§ **EXERCISE AIM**
Starting with the first line of the data below, copy each line up to and including the one containing "import plotly.graph_objects as go". Pictures stay out.

§ **DATA SEGMENT**
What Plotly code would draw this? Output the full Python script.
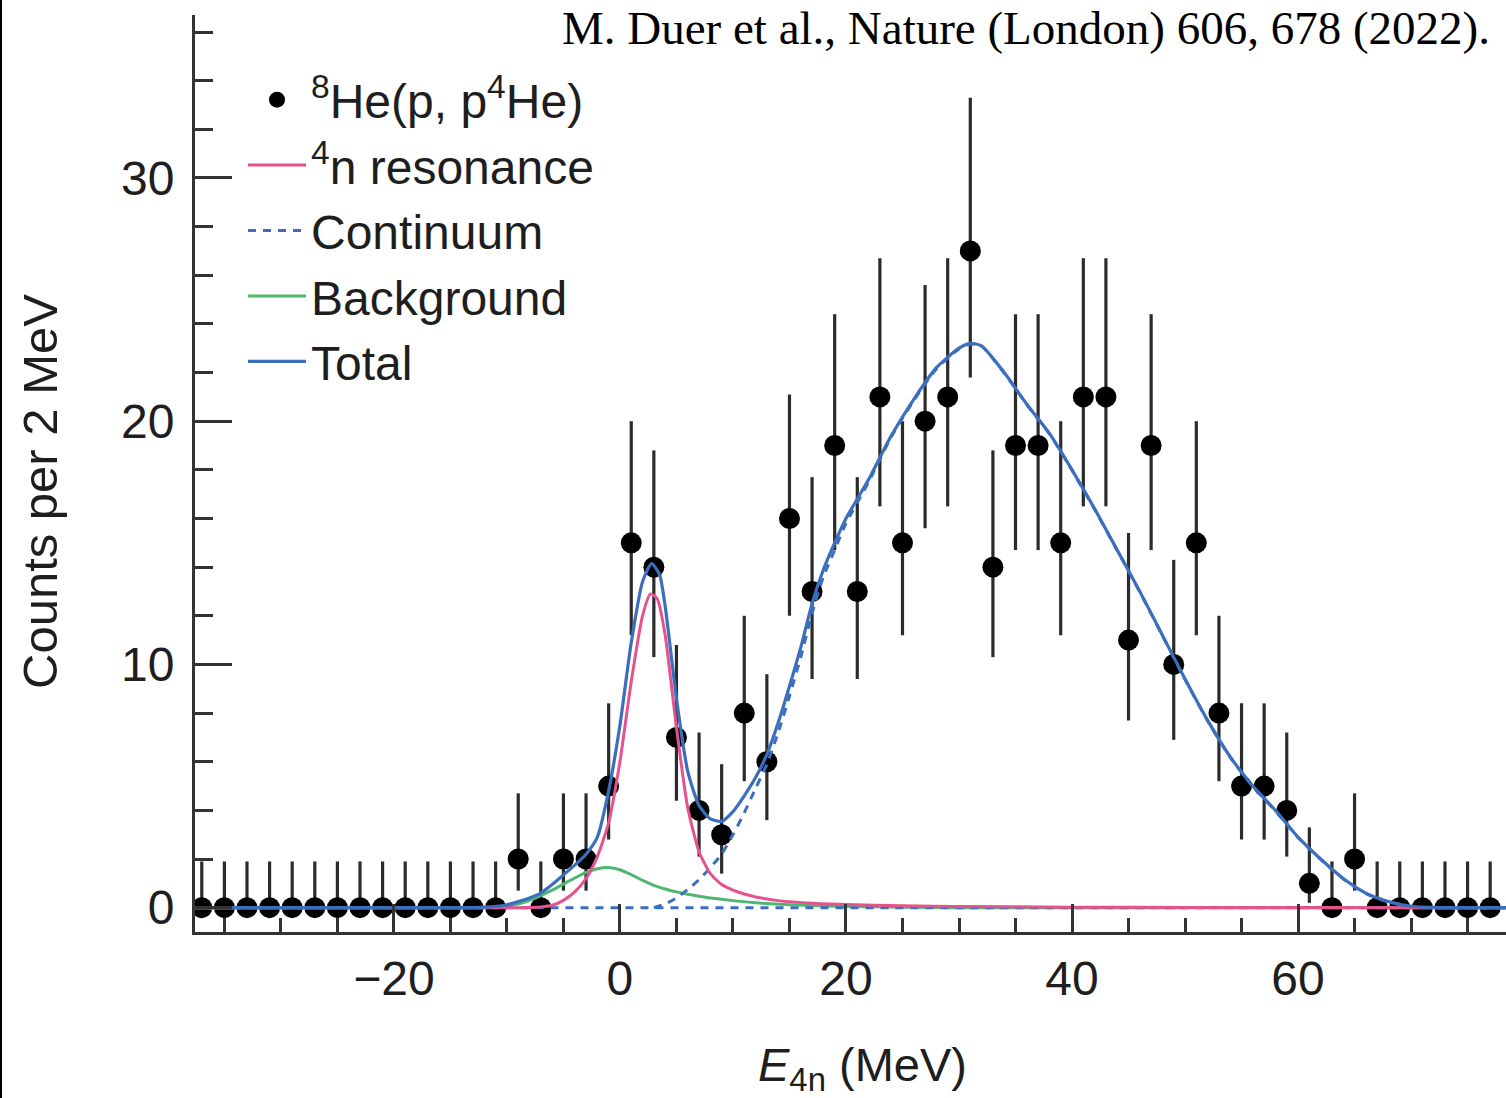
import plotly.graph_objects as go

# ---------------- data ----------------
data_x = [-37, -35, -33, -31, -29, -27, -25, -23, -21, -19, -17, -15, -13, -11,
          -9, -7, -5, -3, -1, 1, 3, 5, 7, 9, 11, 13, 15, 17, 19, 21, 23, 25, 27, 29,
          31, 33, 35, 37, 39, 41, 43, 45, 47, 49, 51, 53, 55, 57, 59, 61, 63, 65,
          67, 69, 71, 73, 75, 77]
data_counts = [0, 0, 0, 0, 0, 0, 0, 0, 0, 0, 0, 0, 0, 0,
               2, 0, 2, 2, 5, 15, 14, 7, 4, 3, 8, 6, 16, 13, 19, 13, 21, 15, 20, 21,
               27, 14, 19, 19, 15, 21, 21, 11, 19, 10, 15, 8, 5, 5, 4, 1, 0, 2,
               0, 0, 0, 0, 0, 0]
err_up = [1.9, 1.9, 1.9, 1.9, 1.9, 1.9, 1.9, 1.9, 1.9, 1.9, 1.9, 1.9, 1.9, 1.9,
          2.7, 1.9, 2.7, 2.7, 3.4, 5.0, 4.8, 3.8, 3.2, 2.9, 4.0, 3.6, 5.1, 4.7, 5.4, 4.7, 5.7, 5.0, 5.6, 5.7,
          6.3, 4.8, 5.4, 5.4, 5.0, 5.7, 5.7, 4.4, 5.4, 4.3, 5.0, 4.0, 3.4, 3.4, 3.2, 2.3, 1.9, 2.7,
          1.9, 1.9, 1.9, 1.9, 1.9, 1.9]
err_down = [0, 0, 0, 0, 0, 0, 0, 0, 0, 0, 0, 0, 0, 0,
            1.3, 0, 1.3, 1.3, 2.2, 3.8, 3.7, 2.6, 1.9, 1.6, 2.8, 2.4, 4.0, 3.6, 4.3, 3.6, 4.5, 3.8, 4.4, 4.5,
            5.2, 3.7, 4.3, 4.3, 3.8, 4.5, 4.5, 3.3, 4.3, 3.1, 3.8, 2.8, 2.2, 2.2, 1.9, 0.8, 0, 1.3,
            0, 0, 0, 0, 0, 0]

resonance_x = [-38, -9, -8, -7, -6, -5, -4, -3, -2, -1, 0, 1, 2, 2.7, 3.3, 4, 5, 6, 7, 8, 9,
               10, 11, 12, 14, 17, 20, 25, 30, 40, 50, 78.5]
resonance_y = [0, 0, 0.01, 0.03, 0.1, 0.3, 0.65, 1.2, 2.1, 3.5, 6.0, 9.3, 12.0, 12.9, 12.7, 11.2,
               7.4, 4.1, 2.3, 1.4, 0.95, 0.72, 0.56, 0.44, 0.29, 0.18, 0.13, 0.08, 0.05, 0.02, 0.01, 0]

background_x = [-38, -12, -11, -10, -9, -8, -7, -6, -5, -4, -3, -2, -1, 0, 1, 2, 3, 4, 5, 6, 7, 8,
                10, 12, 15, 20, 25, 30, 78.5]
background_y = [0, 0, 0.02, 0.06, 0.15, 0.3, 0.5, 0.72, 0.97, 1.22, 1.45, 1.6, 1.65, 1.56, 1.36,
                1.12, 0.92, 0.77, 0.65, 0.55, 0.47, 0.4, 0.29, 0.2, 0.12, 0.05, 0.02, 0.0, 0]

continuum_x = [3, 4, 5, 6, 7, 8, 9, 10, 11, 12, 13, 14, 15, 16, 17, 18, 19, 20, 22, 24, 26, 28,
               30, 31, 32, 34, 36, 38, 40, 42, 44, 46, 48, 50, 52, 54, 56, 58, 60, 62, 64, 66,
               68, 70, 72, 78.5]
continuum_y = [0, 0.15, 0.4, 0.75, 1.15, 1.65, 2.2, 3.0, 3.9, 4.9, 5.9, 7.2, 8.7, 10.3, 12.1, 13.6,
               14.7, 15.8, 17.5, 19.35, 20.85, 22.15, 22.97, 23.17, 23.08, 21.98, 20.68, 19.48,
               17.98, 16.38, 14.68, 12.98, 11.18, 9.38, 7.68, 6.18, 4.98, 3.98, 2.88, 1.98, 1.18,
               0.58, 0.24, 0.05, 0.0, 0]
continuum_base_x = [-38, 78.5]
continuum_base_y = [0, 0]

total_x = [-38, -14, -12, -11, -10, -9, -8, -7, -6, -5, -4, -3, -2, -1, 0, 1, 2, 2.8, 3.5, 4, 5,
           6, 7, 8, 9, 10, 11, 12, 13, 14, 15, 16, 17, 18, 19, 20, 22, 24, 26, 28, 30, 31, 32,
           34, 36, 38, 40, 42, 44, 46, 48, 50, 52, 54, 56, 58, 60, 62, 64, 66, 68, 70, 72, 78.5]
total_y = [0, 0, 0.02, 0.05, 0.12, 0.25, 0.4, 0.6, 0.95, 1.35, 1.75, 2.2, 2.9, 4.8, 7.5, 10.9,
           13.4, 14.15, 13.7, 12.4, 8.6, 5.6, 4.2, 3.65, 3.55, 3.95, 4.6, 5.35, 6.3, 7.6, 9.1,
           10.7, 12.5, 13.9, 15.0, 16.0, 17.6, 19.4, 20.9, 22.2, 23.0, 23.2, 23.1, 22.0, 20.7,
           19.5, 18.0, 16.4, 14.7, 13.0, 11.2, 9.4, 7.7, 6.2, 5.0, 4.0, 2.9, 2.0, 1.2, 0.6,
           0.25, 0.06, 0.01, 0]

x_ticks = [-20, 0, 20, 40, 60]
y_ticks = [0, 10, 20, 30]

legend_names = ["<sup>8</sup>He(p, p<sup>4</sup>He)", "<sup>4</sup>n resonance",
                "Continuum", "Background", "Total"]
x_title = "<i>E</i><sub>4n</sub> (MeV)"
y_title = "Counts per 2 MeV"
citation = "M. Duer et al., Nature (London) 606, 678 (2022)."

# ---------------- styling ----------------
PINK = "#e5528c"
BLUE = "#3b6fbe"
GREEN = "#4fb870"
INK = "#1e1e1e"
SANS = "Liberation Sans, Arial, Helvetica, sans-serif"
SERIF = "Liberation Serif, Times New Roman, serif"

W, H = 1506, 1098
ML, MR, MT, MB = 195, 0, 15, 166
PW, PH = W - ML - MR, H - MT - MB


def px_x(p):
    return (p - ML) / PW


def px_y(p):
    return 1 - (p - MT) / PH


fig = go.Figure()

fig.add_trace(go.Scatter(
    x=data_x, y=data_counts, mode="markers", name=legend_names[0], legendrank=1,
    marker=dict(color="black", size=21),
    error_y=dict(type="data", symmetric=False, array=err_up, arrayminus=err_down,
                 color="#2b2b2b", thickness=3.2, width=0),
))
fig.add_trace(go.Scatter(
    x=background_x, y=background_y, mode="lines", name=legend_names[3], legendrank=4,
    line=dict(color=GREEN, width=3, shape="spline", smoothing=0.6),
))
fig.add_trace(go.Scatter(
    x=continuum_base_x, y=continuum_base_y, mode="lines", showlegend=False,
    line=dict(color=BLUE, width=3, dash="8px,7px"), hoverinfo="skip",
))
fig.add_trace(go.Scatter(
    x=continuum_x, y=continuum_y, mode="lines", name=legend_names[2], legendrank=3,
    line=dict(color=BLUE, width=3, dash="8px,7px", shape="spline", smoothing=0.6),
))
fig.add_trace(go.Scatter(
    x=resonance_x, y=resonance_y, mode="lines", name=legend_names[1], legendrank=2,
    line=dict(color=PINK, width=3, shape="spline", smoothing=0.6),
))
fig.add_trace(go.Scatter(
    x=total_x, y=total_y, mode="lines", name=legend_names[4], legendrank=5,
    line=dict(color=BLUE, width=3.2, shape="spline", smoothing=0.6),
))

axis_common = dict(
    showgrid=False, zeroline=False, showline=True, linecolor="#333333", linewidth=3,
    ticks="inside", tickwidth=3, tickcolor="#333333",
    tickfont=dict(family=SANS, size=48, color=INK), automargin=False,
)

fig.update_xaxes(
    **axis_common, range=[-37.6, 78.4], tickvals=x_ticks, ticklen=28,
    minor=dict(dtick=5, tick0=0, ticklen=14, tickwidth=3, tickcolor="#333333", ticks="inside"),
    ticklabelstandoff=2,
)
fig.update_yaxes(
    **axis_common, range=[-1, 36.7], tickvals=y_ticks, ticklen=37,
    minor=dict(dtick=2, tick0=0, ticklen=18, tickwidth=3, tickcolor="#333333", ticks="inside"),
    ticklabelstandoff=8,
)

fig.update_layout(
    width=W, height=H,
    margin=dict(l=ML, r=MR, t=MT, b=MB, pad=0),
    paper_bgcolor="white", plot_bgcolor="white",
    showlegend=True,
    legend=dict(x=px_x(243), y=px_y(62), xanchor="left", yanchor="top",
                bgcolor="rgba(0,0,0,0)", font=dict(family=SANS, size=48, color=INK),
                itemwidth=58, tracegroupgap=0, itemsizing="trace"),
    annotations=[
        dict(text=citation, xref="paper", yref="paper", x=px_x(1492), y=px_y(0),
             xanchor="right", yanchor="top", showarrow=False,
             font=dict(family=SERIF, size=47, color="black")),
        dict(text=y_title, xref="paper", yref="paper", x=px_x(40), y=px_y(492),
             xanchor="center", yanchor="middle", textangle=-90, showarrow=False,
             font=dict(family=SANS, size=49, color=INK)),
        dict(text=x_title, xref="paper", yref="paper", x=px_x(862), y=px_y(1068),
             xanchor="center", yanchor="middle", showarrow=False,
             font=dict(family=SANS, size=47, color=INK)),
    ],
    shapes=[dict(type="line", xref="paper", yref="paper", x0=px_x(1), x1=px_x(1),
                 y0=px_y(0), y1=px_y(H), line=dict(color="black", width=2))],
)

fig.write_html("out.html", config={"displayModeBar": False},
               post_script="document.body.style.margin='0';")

§ **RESULT**
What Plotly code would draw this? Output the full Python script.
import plotly.graph_objects as go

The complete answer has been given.